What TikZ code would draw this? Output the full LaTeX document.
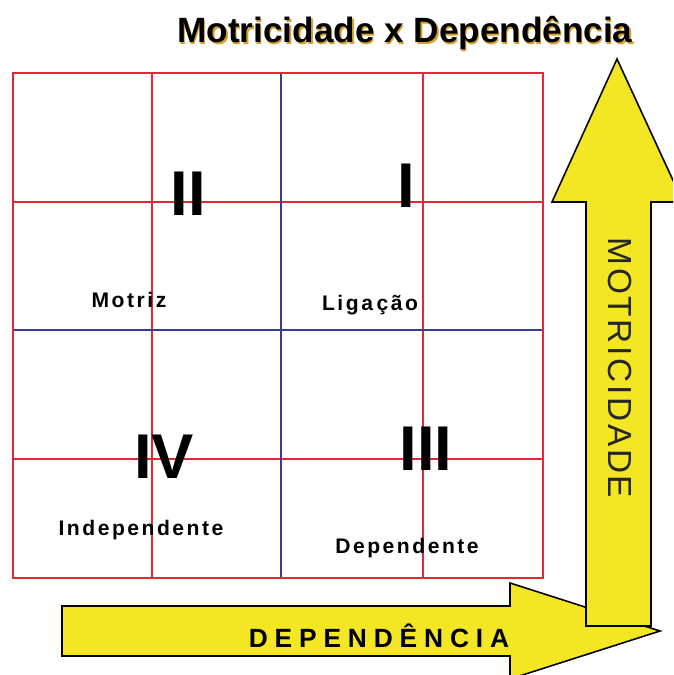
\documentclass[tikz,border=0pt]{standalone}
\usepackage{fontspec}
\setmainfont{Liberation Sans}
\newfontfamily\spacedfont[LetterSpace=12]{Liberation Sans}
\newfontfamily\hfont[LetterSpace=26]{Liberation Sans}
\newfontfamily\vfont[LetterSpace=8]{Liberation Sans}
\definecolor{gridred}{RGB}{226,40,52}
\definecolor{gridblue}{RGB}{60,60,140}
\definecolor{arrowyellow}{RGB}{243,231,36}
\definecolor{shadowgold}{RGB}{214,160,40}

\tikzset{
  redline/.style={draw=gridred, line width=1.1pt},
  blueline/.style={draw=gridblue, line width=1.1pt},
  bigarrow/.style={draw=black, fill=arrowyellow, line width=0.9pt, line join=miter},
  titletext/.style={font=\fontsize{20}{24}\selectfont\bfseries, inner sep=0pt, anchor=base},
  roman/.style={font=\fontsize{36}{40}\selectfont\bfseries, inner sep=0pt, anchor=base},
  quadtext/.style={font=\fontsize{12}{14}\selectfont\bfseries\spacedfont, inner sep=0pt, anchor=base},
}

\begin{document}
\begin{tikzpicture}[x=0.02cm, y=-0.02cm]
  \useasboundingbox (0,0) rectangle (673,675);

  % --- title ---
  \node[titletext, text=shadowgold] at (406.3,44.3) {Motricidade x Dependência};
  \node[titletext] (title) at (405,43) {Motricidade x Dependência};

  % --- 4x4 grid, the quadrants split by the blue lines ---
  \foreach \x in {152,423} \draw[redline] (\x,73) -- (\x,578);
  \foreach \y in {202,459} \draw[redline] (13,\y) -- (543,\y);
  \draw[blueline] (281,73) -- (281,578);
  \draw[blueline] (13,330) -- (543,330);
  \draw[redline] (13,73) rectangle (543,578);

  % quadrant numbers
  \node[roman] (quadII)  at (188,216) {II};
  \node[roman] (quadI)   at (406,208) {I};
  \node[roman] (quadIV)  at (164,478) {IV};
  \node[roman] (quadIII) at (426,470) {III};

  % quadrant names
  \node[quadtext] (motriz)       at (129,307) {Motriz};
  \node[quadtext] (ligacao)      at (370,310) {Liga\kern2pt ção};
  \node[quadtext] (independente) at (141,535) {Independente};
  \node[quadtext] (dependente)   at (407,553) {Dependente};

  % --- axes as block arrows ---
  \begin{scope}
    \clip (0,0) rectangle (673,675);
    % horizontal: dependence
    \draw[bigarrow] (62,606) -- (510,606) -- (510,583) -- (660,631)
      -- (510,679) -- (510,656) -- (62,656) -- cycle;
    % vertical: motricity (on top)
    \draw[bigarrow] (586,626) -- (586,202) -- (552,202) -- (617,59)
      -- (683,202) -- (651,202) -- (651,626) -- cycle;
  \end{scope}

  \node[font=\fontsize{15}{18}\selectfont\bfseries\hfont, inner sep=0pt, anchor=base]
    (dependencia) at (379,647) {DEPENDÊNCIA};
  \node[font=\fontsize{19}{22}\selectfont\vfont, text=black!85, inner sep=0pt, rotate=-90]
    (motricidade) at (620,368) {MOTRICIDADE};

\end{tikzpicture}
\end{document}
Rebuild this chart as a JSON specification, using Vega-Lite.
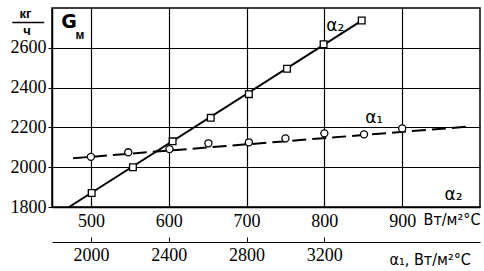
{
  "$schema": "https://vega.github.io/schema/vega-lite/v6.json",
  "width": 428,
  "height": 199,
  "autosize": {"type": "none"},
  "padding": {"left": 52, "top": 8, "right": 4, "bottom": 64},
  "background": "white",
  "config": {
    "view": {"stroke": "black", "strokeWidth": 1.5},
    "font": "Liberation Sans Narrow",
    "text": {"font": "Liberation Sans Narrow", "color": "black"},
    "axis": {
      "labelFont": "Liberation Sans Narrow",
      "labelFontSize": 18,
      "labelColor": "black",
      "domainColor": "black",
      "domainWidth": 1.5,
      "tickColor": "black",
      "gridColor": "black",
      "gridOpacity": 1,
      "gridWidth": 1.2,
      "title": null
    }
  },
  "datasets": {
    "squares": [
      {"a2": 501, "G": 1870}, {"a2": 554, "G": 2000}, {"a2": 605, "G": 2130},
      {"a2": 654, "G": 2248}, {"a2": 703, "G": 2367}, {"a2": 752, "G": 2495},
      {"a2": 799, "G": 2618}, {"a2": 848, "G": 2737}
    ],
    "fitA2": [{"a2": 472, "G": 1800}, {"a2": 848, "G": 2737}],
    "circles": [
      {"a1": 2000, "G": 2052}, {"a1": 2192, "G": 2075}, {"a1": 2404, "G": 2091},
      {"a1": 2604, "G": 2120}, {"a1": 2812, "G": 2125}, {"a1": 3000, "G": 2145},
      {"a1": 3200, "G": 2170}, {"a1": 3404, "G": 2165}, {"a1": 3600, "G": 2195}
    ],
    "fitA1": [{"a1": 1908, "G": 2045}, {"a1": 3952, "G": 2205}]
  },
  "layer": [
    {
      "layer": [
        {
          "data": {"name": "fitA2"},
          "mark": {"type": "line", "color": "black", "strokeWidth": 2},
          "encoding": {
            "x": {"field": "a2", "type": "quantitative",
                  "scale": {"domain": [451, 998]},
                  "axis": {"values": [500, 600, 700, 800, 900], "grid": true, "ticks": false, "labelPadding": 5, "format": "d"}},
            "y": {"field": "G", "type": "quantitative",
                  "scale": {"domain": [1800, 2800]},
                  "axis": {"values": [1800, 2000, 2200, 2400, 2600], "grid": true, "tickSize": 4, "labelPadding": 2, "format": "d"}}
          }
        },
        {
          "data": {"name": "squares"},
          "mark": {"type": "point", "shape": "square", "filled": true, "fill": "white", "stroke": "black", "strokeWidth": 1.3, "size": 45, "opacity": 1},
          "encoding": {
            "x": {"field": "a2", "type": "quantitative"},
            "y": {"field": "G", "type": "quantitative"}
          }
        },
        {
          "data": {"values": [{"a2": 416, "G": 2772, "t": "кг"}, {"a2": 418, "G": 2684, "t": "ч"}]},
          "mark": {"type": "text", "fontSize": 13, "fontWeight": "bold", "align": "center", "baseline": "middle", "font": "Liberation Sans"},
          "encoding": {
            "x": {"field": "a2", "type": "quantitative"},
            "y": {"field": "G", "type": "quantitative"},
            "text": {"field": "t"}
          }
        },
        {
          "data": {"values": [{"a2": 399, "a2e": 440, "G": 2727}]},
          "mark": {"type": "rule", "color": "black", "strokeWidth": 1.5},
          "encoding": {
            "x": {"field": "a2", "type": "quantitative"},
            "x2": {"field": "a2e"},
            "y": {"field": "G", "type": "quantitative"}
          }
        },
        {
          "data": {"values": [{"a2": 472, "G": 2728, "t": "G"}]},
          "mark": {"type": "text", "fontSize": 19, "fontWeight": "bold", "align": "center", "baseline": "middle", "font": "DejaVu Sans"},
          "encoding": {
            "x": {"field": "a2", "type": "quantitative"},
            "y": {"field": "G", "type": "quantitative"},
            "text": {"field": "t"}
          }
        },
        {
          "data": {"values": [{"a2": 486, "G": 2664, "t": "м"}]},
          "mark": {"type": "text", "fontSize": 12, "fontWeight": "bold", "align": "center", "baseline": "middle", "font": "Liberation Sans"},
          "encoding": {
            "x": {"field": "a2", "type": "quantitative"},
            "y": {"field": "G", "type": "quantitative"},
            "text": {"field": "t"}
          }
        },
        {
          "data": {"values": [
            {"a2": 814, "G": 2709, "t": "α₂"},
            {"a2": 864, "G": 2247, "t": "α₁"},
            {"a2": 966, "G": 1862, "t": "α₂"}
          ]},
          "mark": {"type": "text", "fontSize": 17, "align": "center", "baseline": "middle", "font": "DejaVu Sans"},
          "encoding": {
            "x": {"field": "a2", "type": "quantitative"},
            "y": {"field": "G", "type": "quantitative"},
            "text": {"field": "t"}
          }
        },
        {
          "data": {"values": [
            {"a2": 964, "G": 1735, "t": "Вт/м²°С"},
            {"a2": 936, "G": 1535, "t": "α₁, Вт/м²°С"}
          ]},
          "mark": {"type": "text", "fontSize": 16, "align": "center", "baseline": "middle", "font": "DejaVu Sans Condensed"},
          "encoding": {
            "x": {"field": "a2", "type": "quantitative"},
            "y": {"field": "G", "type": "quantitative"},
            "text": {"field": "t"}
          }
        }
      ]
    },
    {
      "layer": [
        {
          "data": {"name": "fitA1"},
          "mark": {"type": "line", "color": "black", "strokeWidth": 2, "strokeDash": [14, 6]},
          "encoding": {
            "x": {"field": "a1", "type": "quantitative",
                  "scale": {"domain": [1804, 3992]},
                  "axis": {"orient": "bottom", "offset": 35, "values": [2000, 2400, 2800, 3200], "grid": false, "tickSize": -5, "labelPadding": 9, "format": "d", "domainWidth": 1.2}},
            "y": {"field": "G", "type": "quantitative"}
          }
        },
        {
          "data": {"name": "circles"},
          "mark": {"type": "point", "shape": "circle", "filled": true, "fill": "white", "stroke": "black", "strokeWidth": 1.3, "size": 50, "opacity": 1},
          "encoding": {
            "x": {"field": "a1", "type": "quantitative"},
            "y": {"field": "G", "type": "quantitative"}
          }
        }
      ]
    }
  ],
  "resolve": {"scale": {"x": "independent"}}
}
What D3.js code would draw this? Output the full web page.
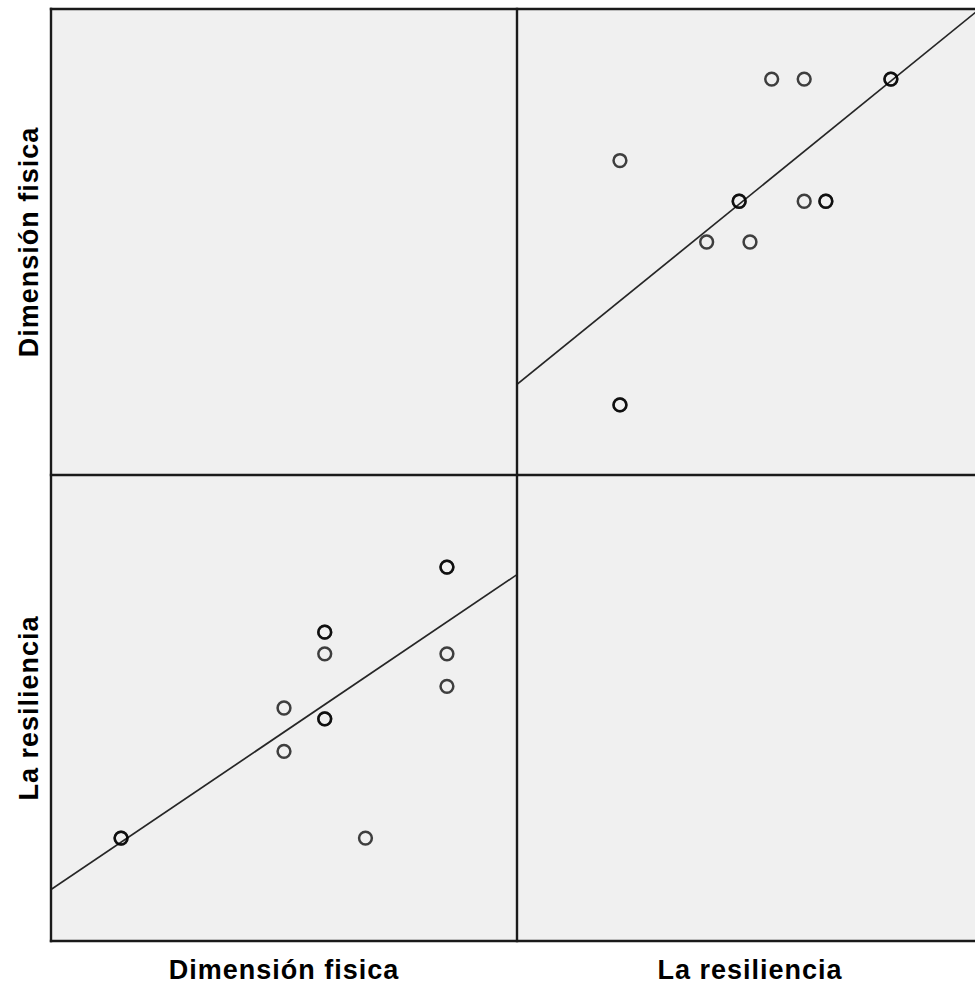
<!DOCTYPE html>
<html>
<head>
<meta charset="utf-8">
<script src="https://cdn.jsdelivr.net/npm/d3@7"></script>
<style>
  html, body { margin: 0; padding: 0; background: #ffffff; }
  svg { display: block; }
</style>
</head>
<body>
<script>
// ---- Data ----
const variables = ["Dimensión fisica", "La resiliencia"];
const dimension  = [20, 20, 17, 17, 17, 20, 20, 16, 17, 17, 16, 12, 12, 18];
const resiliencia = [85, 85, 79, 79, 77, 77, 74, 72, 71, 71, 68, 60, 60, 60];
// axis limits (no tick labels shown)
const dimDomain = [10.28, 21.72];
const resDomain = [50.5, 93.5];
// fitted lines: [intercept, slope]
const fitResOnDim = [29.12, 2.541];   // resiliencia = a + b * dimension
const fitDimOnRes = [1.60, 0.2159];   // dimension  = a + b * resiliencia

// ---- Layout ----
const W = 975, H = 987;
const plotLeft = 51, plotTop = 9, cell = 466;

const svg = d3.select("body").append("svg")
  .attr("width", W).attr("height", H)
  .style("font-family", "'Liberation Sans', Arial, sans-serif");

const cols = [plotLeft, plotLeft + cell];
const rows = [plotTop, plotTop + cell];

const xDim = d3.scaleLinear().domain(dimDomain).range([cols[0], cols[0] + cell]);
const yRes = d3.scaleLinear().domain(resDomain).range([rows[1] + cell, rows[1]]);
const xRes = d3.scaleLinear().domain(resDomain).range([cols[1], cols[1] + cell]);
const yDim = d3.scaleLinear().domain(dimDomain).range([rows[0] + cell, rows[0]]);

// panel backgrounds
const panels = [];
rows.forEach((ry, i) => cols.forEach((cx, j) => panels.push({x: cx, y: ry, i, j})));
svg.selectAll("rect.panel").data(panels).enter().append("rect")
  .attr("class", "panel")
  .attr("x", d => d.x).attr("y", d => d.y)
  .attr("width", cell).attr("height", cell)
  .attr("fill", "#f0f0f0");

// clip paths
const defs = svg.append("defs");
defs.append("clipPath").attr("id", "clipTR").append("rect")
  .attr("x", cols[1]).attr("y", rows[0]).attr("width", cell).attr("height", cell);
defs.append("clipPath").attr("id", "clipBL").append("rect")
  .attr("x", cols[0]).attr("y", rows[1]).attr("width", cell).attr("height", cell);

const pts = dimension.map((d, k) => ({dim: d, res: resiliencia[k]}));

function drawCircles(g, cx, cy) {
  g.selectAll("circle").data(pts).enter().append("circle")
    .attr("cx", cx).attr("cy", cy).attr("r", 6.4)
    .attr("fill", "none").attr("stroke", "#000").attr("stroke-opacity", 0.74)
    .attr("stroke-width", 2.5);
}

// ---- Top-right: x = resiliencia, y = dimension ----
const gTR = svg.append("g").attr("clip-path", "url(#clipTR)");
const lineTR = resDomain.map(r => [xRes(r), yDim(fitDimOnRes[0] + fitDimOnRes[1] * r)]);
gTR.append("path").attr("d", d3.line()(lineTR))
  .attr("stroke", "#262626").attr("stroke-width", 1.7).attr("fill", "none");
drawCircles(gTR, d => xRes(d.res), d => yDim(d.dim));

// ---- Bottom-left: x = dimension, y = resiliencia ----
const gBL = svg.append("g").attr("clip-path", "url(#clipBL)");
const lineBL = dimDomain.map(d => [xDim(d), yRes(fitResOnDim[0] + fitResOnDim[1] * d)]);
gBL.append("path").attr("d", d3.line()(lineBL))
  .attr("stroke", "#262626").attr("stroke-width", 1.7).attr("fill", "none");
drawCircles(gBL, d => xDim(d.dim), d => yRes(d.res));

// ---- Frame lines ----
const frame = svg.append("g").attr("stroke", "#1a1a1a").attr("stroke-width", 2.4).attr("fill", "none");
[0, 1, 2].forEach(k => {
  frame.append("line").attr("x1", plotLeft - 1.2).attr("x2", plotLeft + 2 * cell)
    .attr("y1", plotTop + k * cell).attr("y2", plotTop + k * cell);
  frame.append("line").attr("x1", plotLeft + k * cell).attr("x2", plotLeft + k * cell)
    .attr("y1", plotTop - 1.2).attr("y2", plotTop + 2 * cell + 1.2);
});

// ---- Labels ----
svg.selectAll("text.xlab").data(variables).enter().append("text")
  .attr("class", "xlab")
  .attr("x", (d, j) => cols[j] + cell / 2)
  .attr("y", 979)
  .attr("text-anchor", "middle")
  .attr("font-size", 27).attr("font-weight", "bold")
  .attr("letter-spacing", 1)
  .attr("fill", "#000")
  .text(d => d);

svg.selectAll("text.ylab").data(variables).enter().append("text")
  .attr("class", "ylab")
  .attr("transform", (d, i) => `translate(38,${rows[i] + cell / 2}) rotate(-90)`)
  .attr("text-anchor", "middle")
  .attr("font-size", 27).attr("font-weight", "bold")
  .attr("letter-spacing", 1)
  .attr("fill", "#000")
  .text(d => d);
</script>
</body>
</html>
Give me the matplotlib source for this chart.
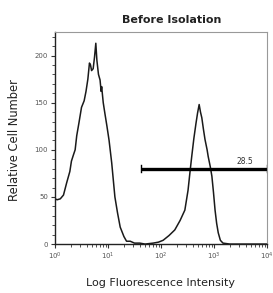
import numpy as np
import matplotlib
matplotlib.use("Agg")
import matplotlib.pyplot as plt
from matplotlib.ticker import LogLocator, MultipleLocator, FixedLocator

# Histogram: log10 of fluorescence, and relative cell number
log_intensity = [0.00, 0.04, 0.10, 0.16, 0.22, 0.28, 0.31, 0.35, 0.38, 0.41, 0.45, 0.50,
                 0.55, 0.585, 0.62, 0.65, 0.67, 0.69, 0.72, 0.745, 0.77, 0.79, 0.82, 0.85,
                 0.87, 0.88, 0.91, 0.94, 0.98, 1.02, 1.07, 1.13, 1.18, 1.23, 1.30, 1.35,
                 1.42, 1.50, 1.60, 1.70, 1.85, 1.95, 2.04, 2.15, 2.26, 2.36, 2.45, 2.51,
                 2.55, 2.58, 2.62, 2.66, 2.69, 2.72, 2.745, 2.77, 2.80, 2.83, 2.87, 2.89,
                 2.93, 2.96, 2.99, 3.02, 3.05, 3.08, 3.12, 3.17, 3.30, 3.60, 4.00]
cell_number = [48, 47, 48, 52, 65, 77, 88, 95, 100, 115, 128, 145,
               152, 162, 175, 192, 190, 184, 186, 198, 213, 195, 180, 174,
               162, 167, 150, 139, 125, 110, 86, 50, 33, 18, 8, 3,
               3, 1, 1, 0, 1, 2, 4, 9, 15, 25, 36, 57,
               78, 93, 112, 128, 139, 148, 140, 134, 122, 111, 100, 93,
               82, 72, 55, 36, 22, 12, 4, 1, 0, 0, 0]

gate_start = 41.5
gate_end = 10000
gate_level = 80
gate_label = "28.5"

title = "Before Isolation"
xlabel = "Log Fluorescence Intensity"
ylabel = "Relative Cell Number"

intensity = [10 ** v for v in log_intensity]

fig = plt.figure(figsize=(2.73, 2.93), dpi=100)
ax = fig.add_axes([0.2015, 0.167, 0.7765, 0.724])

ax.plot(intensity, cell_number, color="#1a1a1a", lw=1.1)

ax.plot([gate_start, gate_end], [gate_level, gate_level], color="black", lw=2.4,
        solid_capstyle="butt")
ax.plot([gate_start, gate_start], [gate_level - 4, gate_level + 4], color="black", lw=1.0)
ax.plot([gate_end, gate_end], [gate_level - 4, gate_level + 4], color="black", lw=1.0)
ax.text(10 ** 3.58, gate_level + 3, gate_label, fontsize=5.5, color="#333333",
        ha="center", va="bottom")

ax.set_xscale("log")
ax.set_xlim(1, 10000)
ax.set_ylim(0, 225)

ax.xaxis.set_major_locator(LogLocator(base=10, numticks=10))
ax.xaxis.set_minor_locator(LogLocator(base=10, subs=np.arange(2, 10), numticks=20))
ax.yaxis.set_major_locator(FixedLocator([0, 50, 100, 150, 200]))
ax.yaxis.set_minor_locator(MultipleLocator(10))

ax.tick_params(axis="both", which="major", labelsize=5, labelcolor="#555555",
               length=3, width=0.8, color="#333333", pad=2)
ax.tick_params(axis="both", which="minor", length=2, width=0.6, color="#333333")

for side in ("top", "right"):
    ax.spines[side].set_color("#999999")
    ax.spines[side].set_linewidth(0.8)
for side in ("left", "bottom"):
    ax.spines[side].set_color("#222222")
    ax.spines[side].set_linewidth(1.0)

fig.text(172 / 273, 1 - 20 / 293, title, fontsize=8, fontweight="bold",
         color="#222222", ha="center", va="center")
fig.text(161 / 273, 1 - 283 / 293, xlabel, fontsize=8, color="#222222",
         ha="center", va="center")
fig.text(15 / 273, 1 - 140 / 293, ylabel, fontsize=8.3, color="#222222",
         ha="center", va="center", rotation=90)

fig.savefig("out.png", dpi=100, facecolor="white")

**Goal:**
Using the entries above, find all lines with "code". Copy them.

**Reply to the task:**
What TikZ code would draw this? Output the full LaTeX document.
What D3.js code would draw this? Output the full web page.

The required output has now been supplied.